Anti-dashcam social environments

Some social/family circles strongly object to visible recording devices. A hidden cam lets you record discreetly without confrontation.

Cars used by multiple people

If your car is regularly driven by someone who'd object to recording, a hidden cam records when you drive and documents trips you weren't a party to.

Anti-tampering for documented purposes

Sometimes the cam needs to record someone who'd actively disable a visible cam. Custody dispute documentation, suspected tampering by a partner, employee usage of a personal vehicle.

Ethical and Legal Considerations

Hidden cams in private spaces (your own car) are legal in all 50 US states. Audio recording follows state consent laws (see our state guide).

Where discreet cams get ethically and legally complicated:

  • Two-party consent states with hidden audio recording. If state law requires consent, hiding the audio recording is illegal — possibly criminal. Video-only recording typically doesn't have the same restriction.
  • Recording employees or contracted drivers. Your car, your right to record — but tipping over to recording without disclosure in employment contexts can create wrongful-termination or labor exposure.
  • Recording in shared family vehicles where parents/spouses don't know. Legal but trust-damaging if discovered. Consider the relationship cost.

The honest framework: discreet doesn't mean "secret without limits." Know the audio consent rules and stay within them.

Features You Sacrifice for Discretion

Small cams trade off features bigger cams include:

  • No built-in screen. You can't preview footage in-car; must use the phone app or pull SD card.
  • No CarPlay. Mirror-format cams have CarPlay; discreet cams don't.
  • Smaller battery/capacitor. Some discreet cams have less robust safe-shutdown systems.
  • Limited parking-mode options. Smaller cams may not support full time-lapse modes due to thermal constraints.
  • Often single-channel. Adding a rear cam means routing a second cable, which complicates stealth.

If you want both discretion AND a full feature set, the JADO T860+ Detached is the compromise — the mirror unit provides the screen and features; the actual recording cam is a small windshield-mounted unit that can be tucked behind the mirror.
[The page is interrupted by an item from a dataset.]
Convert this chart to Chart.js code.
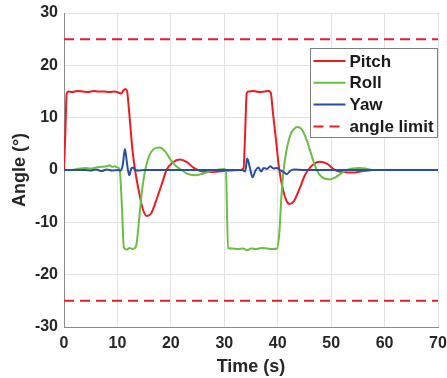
<!DOCTYPE html>
<html>
<head>
<meta charset="utf-8">
<script src="https://cdn.jsdelivr.net/npm/chart.js@4/dist/chart.umd.min.js"></script>
<style>
  html, body { margin: 0; padding: 0; background: #fff; }
  canvas { display: block; }
</style>
</head>
<body>
<canvas id="angleChart" width="447" height="378"></canvas>
<script>
// 姿勢角の時系列データ (時間[s], 角度[°])
const pitchTime = [0, 0.25, 0.5, 0.8, 1.5, 2.5, 3.5, 4.5, 5.5, 6.5, 7.5, 8.5, 9.5, 10.2, 10.7, 11.1, 11.5, 11.8, 12.2, 12.8, 13.3, 14, 14.7, 15.5, 16.3, 17.2, 18.2, 19.2, 20.3, 21.7, 23, 24.3, 25.5, 27, 29, 31, 33, 33.6, 33.9, 34.2, 34.6, 35.5, 36.5, 37.5, 38.3, 38.7, 39.1, 39.7, 40.3, 41, 41.6, 42.2, 43, 44, 45, 45.7, 46.8, 47.9, 49.2, 50.7, 52.3, 54, 56, 58, 60, 65, 70];
const pitchAngle = [0, 7, 14.6, 15.0, 14.9, 15.1, 15.0, 14.9, 15.1, 15.0, 15.0, 14.9, 15.0, 14.8, 14.6, 15.2, 15.5, 15.1, 11, 4, 0, -4, -7.3, -8.8, -8.3, -6, -3, 0, 1.4, 2.0, 1.5, 0.4, -0.2, -0.4, -0.3, -0.1, 0, 0.3, 7, 14.7, 15.0, 15.1, 14.9, 15.0, 15.1, 14.8, 11, 5.5, 0, -3.8, -5.8, -6.5, -6, -3.8, -1.2, 0, 1.2, 1.6, 1.2, 0, -0.4, -0.5, -0.2, 0, 0, 0, 0];

const rollTime = [0, 1, 2, 3, 4, 5, 6, 7, 8, 8.5, 9, 9.5, 10, 10.4, 10.8, 11.2, 11.8, 12.3, 12.8, 13.3, 13.6, 14.1, 14.6, 15.2, 15.9, 16.8, 17.9, 18.9, 20, 21, 22, 23, 24.5, 26, 27.5, 29, 30, 30.3, 30.7, 31.5, 32.5, 33.5, 34.3, 35, 36, 37, 38, 39, 39.9, 40.3, 40.7, 41.1, 41.6, 42.3, 43, 43.8, 44.6, 45.5, 46.4, 47.3, 48.2, 49.8, 50.8, 51.8, 52.9, 54, 55.4, 56.8, 58, 60, 70];
const rollAngle = [0, 0, 0.1, 0.3, 0.4, 0.3, 0.5, 0.6, 0.7, 0.9, 0.6, 0.7, 0.5, 0.2, -6, -14.8, -15.2, -14.9, -15.1, -14.9, -14, -9, -4, 0, 2.6, 4.0, 4.3, 3.6, 1.9, 0.7, 0, -0.7, -1.0, -0.7, -0.2, 0.1, 0.2, 0, -14.9, -15.0, -15.1, -15.0, -15.3, -15.0, -15.1, -14.9, -15.0, -15.1, -15.0, -12, -5, 0, 3.5, 6.5, 7.8, 8.2, 7.6, 5.5, 2.6, 0, -1.3, -1.8, -1.4, -0.7, 0, 0.3, 0.4, 0.2, 0, 0, 0];

const yawTime = [0, 4, 5, 6, 7, 8, 9, 10, 10.6, 11, 11.4, 11.8, 12.2, 12.6, 12.9, 13.3, 14, 15, 33.4, 33.9, 34.3, 34.8, 35.3, 35.8, 36.4, 36.9, 37.4, 38, 38.6, 39.2, 39.8, 40.4, 41, 41.7, 42.3, 43, 45, 70];
const yawAngle = [0, 0, -0.1, 0.1, -0.2, 0.1, -0.1, 0, -0.1, 1.0, 4.0, 1.2, -1.0, 0.3, 0.5, 0, -0.1, 0, 0, -0.3, 2.2, 0.4, -1.4, -0.2, 0.5, -0.3, 0.4, 0.2, 0.7, 0.3, 0.4, 0, -0.3, -0.8, -0.2, 0.1, 0, 0];

// 角度制限 ±25°
const limitTime = [0, 70];
const limitUpper = [25, 25];
const limitLower = [-25, -25];

const legendLabels = ['Pitch', 'Roll', 'Yaw', 'angle limit'];
const xTicks = [0, 10, 20, 30, 40, 50, 60, 70];
const yTicks = [-30, -20, -10, 0, 10, 20, 30];

const RED = '#ec1c24';
const GREEN = '#6cbd45';
const BLUE = '#2a4ea0';

// 時間と値の配列を {x, y} に変換
function toPoints(times, values) {
    return times.map((t, i) => ({ x: t, y: values[i] }));
}

// 枠付きの凡例をプロット内右上に描く
const boxLegend = {
    id: 'boxLegend',
    afterDatasetsDraw(chart) {
        const ctx = chart.ctx;
        const area = chart.chartArea;
        const w = 127, h = 89;
        const left = Math.round(area.right - w - 1) + 0.5;
        const top = Math.round(area.top + 35) + 0.5;
        ctx.save();
        ctx.fillStyle = '#ffffff';
        ctx.fillRect(left, top, w, h);
        ctx.strokeStyle = '#808080';
        ctx.lineWidth = 1;
        ctx.strokeRect(left, top, w, h);
        ctx.font = 'bold 17px "Liberation Sans", Arial, sans-serif';
        ctx.textBaseline = 'middle';
        ctx.fillStyle = '#1a1a1a';
        legendLabels.forEach((label, i) => {
            const ds = chart.data.datasets[i];
            const y = top + 12.5 + i * 21.8;
            ctx.beginPath();
            ctx.strokeStyle = ds.borderColor;
            ctx.lineWidth = 2;
            ctx.setLineDash(ds.borderDash || []);
            ctx.moveTo(left + 3, y);
            ctx.lineTo(left + 35, y);
            ctx.stroke();
            ctx.setLineDash([]);
            ctx.fillText(label, left + 39, y + 1);
        });
        ctx.restore();
    }
};

const ctx = document.getElementById('angleChart').getContext('2d');
new Chart(ctx, {
    type: 'line',
    data: {
        datasets: [
            { label: legendLabels[0], data: toPoints(pitchTime, pitchAngle), borderColor: RED, order: 3 },
            { label: legendLabels[1], data: toPoints(rollTime, rollAngle), borderColor: GREEN, order: 2 },
            { label: legendLabels[2], data: toPoints(yawTime, yawAngle), borderColor: BLUE, order: 1 },
            { label: legendLabels[3], data: toPoints(limitTime, limitUpper), borderColor: RED, borderDash: [10, 6], order: 0 },
            { label: legendLabels[3], data: toPoints(limitTime, limitLower), borderColor: RED, borderDash: [10, 6], order: 0 }
        ]
    },
    options: {
        responsive: false,
        animation: false,
        devicePixelRatio: 1,
        layout: { padding: { left: 0, right: 9, top: 13, bottom: 0 } },
        elements: {
            point: { radius: 0 },
            line: { borderWidth: 2, cubicInterpolationMode: 'monotone', fill: false }
        },
        plugins: {
            legend: { display: false },
            tooltip: { enabled: false }
        },
        scales: {
            x: {
                type: 'linear',
                min: 0,
                max: 70,
                afterBuildTicks: (scale) => { scale.ticks = xTicks.map(v => ({ value: v })); },
                afterFit: (scale) => {
                    scale.height = 51;
                    // 右端の "70" がはみ出しても描画領域を縮めない
                    scale.paddingRight = 0;
                    scale.paddingLeft = 0;
                },
                ticks: {
                    padding: 7,
                    color: '#262626',
                    font: { family: '"Liberation Sans", Arial, sans-serif', size: 16, weight: 'bold' }
                },
                grid: { color: '#e3e3e3', drawTicks: false },
                border: { color: '#8a8a8a', width: 1 },
                title: {
                    display: true,
                    text: 'Time (s)',
                    color: '#262626',
                    padding: { top: 0, bottom: 0 },
                    font: { family: '"Liberation Sans", Arial, sans-serif', size: 18, weight: 'bold' }
                }
            },
            y: {
                type: 'linear',
                min: -30,
                max: 30,
                afterBuildTicks: (scale) => { scale.ticks = yTicks.map(v => ({ value: v })); },
                afterFit: (scale) => {
                    scale.width = 64;
                    scale.paddingTop = 0;
                    scale.paddingBottom = 0;
                },
                ticks: {
                    padding: 6,
                    color: '#262626',
                    font: { family: '"Liberation Sans", Arial, sans-serif', size: 16, weight: 'bold' }
                },
                grid: { color: '#e3e3e3', drawTicks: false },
                border: { color: '#8a8a8a', width: 1 },
                title: {
                    display: true,
                    text: 'Angle (°)',
                    color: '#262626',
                    padding: { top: 9, bottom: 0 },
                    font: { family: '"Liberation Sans", Arial, sans-serif', size: 18, weight: 'bold' }
                }
            }
        }
    },
    plugins: [boxLegend]
});
</script>
</body>
</html>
Why the JADO D18 Mini Is the Lineup's Discreet Pick

The D18 is JADO's purpose-built mini cam:

  • Thumb-sized body — fits in the shadow behind virtually any rearview mirror
  • 4K front + rear recording with Sony IMX415 sensor
  • WiFi-6 for fast app file transfer (no screen needed in-cam)
  • GPS overlay for evidence quality
  • Black matte body blends with most windshield trim

Compared to the Garmin Mini 2 (popular discreet pick): the D18 adds 4K (Garmin is 1440p), front + rear (Garmin is single channel), and WiFi-6. Pricing is competitive.

JADO D18 Mini 4K front+rear discreet dashcam

When Discreet Is the Wrong Choice

Sometimes you specifically want the dashcam to be visible:

  • Deterrence value. A visible camera reduces road rage, aggressive driving from others, and parking-lot incidents. Stealth removes this benefit.
  • Rideshare passenger behavior. Visible cams reduce drunk-passenger misbehavior. Some rideshare drivers specifically prefer visible.
  • Insurance documentation. Some insurers prefer visible dashcam installation for discount purposes.
  • Teen driver coaching. Hidden defeats the behavioral feedback loop you're trying to create.

If deterrence is part of your reason for owning a dashcam, mirror-style or windshield-visible mounting works better than stealth.

Frequently Asked Questions

Are hidden dash cams legal?

Yes, in all 50 states, when installed in your own vehicle. Audio recording follows state consent rules — in two-party-consent states, hidden audio recording of passengers without their consent could be illegal even if hidden video recording is fine.

What's the smallest dashcam available?

Garmin Mini 2 at 2.1" is the smallest mainstream pick. The JADO D18 Mini is similarly compact while adding 4K resolution and front+rear coverage.

How do I view footage from a no-screen dashcam?

Through the manufacturer's WiFi app on your phone. Connect your phone to the cam's WiFi (see our how to view footage guide), browse files, and download what you need. Slightly more steps than mirror cams with built-in screens but fully functional.

Can I install a hidden dashcam myself?

Yes — and stealth installs are actually easier than mirror cams because the cable run is shorter and you don't need to position the screen for visibility. See our install guide — same principles apply.

Will a hidden dashcam still catch a thief breaking into my car?

Yes, if you have hardwired parking mode with motion detection. The cam is hidden but still recording. Cloud-connected hidden cams (some models) auto-upload incident clips even if the cam itself is stolen.

Should I tell my passengers about a hidden dashcam?

Depends on state and ethical preferences. In two-party-consent states, audio recording requires notification. In one-party states, you don't have to. Video recording in your own vehicle typically doesn't require notification anywhere, but ethical practice in shared spaces is to disclose.


Bottom line: Discreet dashcams serve real use cases — anti-theft, low-deterrence environments, rideshare flexibility — but trade off display features for size. The JADO D18 Mini covers 4K front+rear in thumb-sized form factor; the T860+ Detached provides the compromise of mirror-display features plus tucked-away cam. Verify audio consent rules in your state before hiding audio recording specifically.